Abstract

The Fast Fourier transform (FFT) is a bandwidth-limited algorithm. To alleviate the bandwidth requirement, shared memory is commonly used to accommodate intermediate data. However, given the limited capacity of shared memory in state-of-art GPUs, the intensive shared-memory usage of FFT reduces the number of thread blocks/workgroups that can run concurrently on a streaming multiprocessor/compute unit. In this work, we present our solution, called shared-memory multiplexing, to make more effective use of shared memory. Shared-memory multiplexing is built on a key observation that allocated shared memory is not utilized throughput the lifetime of a thread block/workgroup.
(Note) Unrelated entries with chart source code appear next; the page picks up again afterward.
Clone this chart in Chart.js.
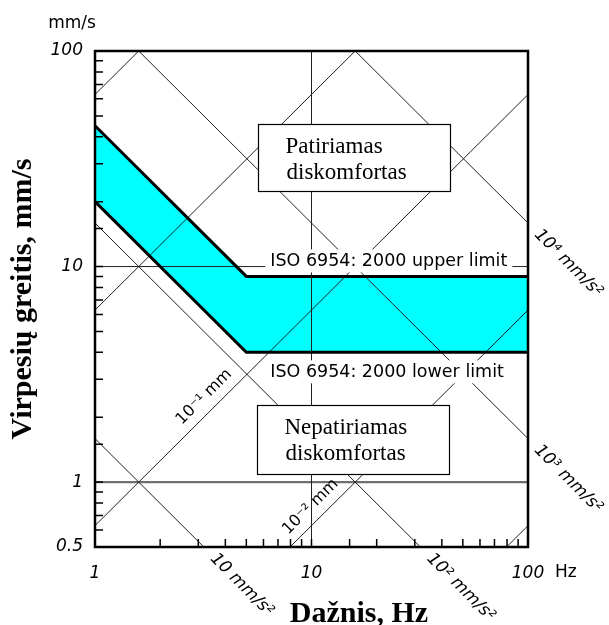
<!DOCTYPE html>
<html>
<head>
<meta charset="utf-8">
<script src="https://cdn.jsdelivr.net/npm/chart.js@4.4.0/dist/chart.umd.min.js"></script>
<style>
    html, body { margin:0; padding:0; background:#ffffff; }
    #caja { width:609px; height:625px; }
</style>
</head>
<body>
<div id="caja"><canvas id="graficoVirpesiai" width="609" height="625"></canvas></div>
<script>

// Datos

const freqKnots = [1, 5, 100];                 // Hz
const upperLimit = [45, 9, 9];                 // mm/s, ISO 6954 upper limit
const lowerLimit = [20, 4, 4];                 // mm/s, ISO 6954 lower limit

const accelLevels = [10, 100, 1000, 10000];    // mm/s²
const accelLabels = ["10 mm/s²", "10² mm/s²", "10³ mm/s²", "10⁴ mm/s²"];

const dispLevels = [0.001, 0.01, 0.1, 1, 10];  // mm
const dispLabels = ["", "10⁻² mm", "10⁻¹ mm", "", ""];

const gridFreq = [10];                         // Hz
const gridVel = [1, 10];                       // mm/s

const xTickLabels = [1, 10, 100];
const yTickLabels = [0.5, 1, 10, 100];

// Helpers

const pts = (xs, ys) => xs.map((x, i) => ({ x: x, y: ys[i] }));

const showLabel = (value, list) =>
    list.some(t => Math.abs(t - value) < t * 1e-6) ? String(value) : "";

// constant acceleration: v = a / (2 pi f), constant displacement: v = 2 pi f d
const accelLine = a => [{ x: 1, y: a / (2 * Math.PI) }, { x: 100, y: a / (200 * Math.PI) }];
const dispLine = d => [{ x: 1, y: 2 * Math.PI * d }, { x: 100, y: 200 * Math.PI * d }];

const thin = { borderColor: "#222222", borderWidth: 1, pointRadius: 0, fill: false };

// Plugin: texts, boxes, frame and inner ticks

const extras = {

    id: "extras",

    afterDatasetsDraw(chart) {

        const ctx = chart.ctx;
        const area = chart.chartArea;
        const xs = chart.scales.x;
        const ys = chart.scales.y;

        ctx.save();

        // diagonal labels: acceleration (outside, along the line)
        ctx.font = "italic 17px 'DejaVu Sans'";
        ctx.fillStyle = "#000";
        ctx.textAlign = "left";
        ctx.textBaseline = "middle";
        accelLevels.forEach((a, i) => {
            const k = a / (2 * Math.PI);
            let px, py;
            if (k / 100 >= 0.5) {
                px = area.right;
                py = ys.getPixelForValue(k / 100);
            } else {
                px = xs.getPixelForValue(k / 0.5);
                py = area.bottom;
            }
            ctx.save();
            ctx.translate(px + 9, py + 9);
            ctx.rotate(Math.PI / 4);
            ctx.fillText(accelLabels[i], 0, 0);
            ctx.restore();
        });

        // diagonal labels: displacement (inside, above the line)
        const dispAt = [null, 11.0, 3.55, null, null];
        ctx.font = "16px 'DejaVu Sans'";
        ctx.textAlign = "center";
        dispLevels.forEach((d, i) => {
            if (!dispLabels[i]) return;
            const f = dispAt[i];
            const px = xs.getPixelForValue(f) - 10;
            const py = ys.getPixelForValue(2 * Math.PI * d * f) - 10;
            ctx.save();
            ctx.translate(px, py);
            ctx.rotate(-Math.PI / 4);
            ctx.fillText(dispLabels[i], 0, 0);
            ctx.restore();
        });

        // ISO labels with white background
        ctx.font = "17.5px 'DejaVu Sans'";
        ctx.textAlign = "left";
        ctx.textBaseline = "alphabetic";
        const isoLabels = [
            { text: "ISO 6954: 2000 upper limit", v: upperLimit[2], dy: -10 },
            { text: "ISO 6954: 2000 lower limit", v: lowerLimit[2], dy: 25 }
        ];
        isoLabels.forEach(l => {
            const x = xs.getPixelForValue(6.45);
            const y = ys.getPixelForValue(l.v) + l.dy;
            const w = ctx.measureText(l.text).width;
            ctx.fillStyle = "#fff";
            ctx.fillRect(x - 5, y - 17, w + 10, 23);
            ctx.fillStyle = "#000";
            ctx.fillText(l.text, x, y);
        });

        // comfort boxes
        const notes = [
            { lines: ["Patiriamas", "diskomfortas"], f: [5.66, 43.6], v: [45.8, 22.4] },
            { lines: ["Nepatiriamas", "diskomfortas"], f: [5.62, 43.2], v: [2.28, 1.09] }
        ];
        ctx.font = "23px 'Liberation Serif'";
        notes.forEach(n => {
            const x0 = Math.round(xs.getPixelForValue(n.f[0])) + 0.5;
            const x1 = Math.round(xs.getPixelForValue(n.f[1])) + 0.5;
            const y0 = Math.round(ys.getPixelForValue(n.v[0])) + 0.5;
            const y1 = Math.round(ys.getPixelForValue(n.v[1])) + 0.5;
            ctx.fillStyle = "#fff";
            ctx.fillRect(x0, y0, x1 - x0, y1 - y0);
            ctx.strokeStyle = "#000";
            ctx.lineWidth = 1.2;
            ctx.strokeRect(x0, y0, x1 - x0, y1 - y0);
            ctx.fillStyle = "#000";
            ctx.fillText(n.lines[0], x0 + 27, y0 + 28);
            ctx.fillText(n.lines[1], x0 + 28, y0 + 54);
        });

        // inner minor ticks (left and bottom)
        ctx.strokeStyle = "#000";
        ctx.lineWidth = 1.5;
        ctx.beginPath();
        xs.ticks.forEach(t => {
            const x = xs.getPixelForValue(t.value);
            if (x <= area.left + 1 || x >= area.right - 1) return;
            ctx.moveTo(x, area.bottom);
            ctx.lineTo(x, area.bottom - 8);
        });
        ys.ticks.forEach(t => {
            const y = ys.getPixelForValue(t.value);
            if (y <= area.top + 1 || y >= area.bottom - 1) return;
            ctx.moveTo(area.left, y);
            ctx.lineTo(area.left + 8, y);
        });
        ctx.stroke();

        // frame
        ctx.lineWidth = 2.5;
        ctx.strokeRect(area.left, area.top, area.right - area.left, area.bottom - area.top);

        // units and x title
        ctx.fillStyle = "#000";
        ctx.font = "17px 'DejaVu Sans'";
        ctx.textBaseline = "middle";
        ctx.textAlign = "center";
        ctx.fillText("mm/s", 72, 24);
        ctx.textAlign = "left";
        ctx.fillText("Hz", area.right + 27, area.bottom + 26);

        ctx.font = "bold 30px 'Liberation Serif'";
        ctx.textAlign = "center";
        ctx.textBaseline = "alphabetic";
        ctx.fillText("Dažnis, Hz", 359, 622);

        ctx.restore();
    }

};

// Crear gráfico

const ctx = document.getElementById("graficoVirpesiai");

new Chart(ctx, {

    type: "line",

    data: {

        datasets: [

            {
                label: "upper",
                data: pts(freqKnots, upperLimit),
                borderColor: "#000",
                borderWidth: 3,
                pointRadius: 0,
                fill: "+1",
                backgroundColor: "#00ffff"
            },

            {
                label: "lower",
                data: pts(freqKnots, lowerLimit),
                borderColor: "#000",
                borderWidth: 3,
                pointRadius: 0,
                fill: false
            },

            ...accelLevels.map(a => Object.assign({ data: accelLine(a) }, thin)),

            ...dispLevels.map(d => Object.assign({ data: dispLine(d) }, thin)),

            ...gridFreq.map(f => Object.assign({ data: [{ x: f, y: 0.5 }, { x: f, y: 100 }] }, thin)),

            ...gridVel.map(v => Object.assign({ data: [{ x: 1, y: v }, { x: 100, y: v }] }, thin,
                v === 1 ? { borderColor: "#6f6f6f", borderWidth: 2.2 } : {}))

        ]

    },

    options: {

        responsive: false,
        animation: false,

        layout: {
            padding: { top: 51, right: 81, bottom: 0, left: 0 }
        },

        plugins: {
            legend: { display: false },
            tooltip: { enabled: false },
            filler: { drawTime: "beforeDatasetsDraw" }
        },

        scales: {

            x: {
                type: "logarithmic",
                min: 1,
                max: 100,
                grid: { display: false, drawTicks: false },
                border: { display: false },
                ticks: {
                    autoSkip: false,
                    maxRotation: 0,
                    padding: 16,
                    color: "#000",
                    font: { family: "'DejaVu Sans'", style: "italic", size: 17 },
                    callback: v => showLabel(v, xTickLabels)
                },
                afterFit: s => { s.height = 78; }
            },

            y: {
                type: "logarithmic",
                min: 0.5,
                max: 100,
                grid: { display: false, drawTicks: false },
                border: { display: false },
                ticks: {
                    autoSkip: false,
                    padding: 12,
                    color: "#000",
                    font: { family: "'DejaVu Sans'", style: "italic", size: 17 },
                    callback: v => showLabel(v, yTickLabels)
                },
                title: {
                    display: true,
                    text: "Virpesių greitis, mm/s",
                    color: "#000",
                    font: { family: "'Liberation Serif'", weight: "bold", size: 30 },
                    padding: { top: 5, bottom: 0 }
                },
                afterFit: s => { s.width = 95; }
            }

        }

    },

    plugins: [extras]

});

</script>
</body>
</html>
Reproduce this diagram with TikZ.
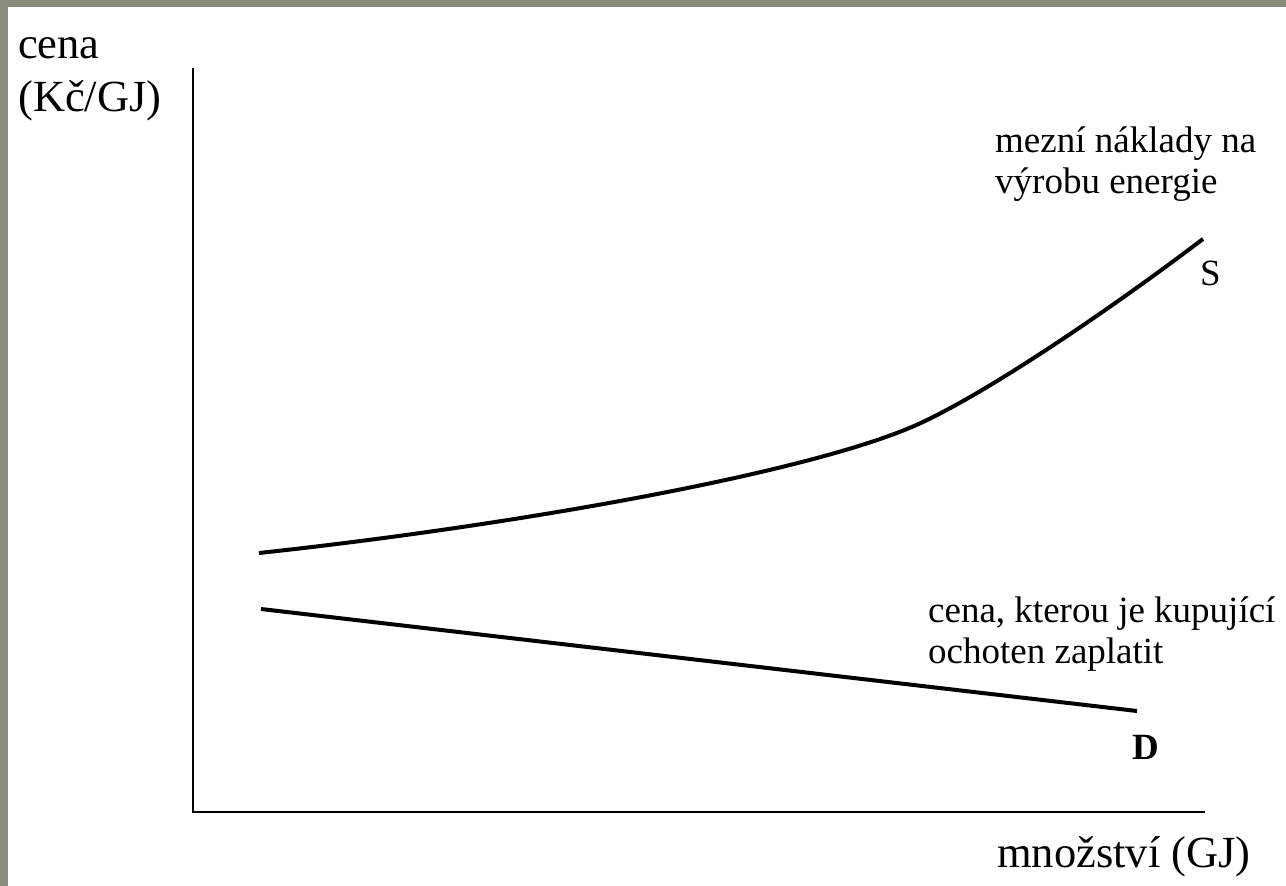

We propose our pure software approaches to enable multiple thread blocks to time-multiplex shared memory so as to increase the number of concurrent thread blocks/workgroups on each streaming multiprocessor/compute unit. The improved thread-level parallelism introduces significant performance gains for FFT. On an NVIDIA GTX 480 GPU, our FFT kernel outperforms the NVIDIA library CUFFT V4.0 by 21 % for a 1 k-point FFT with a batch size of 2,048. On an NVIDIA Tesla K20c GPU, our FFT kernel outperforms the NVIDIA library CUFFT V5.0 by 58 % for the same inputs.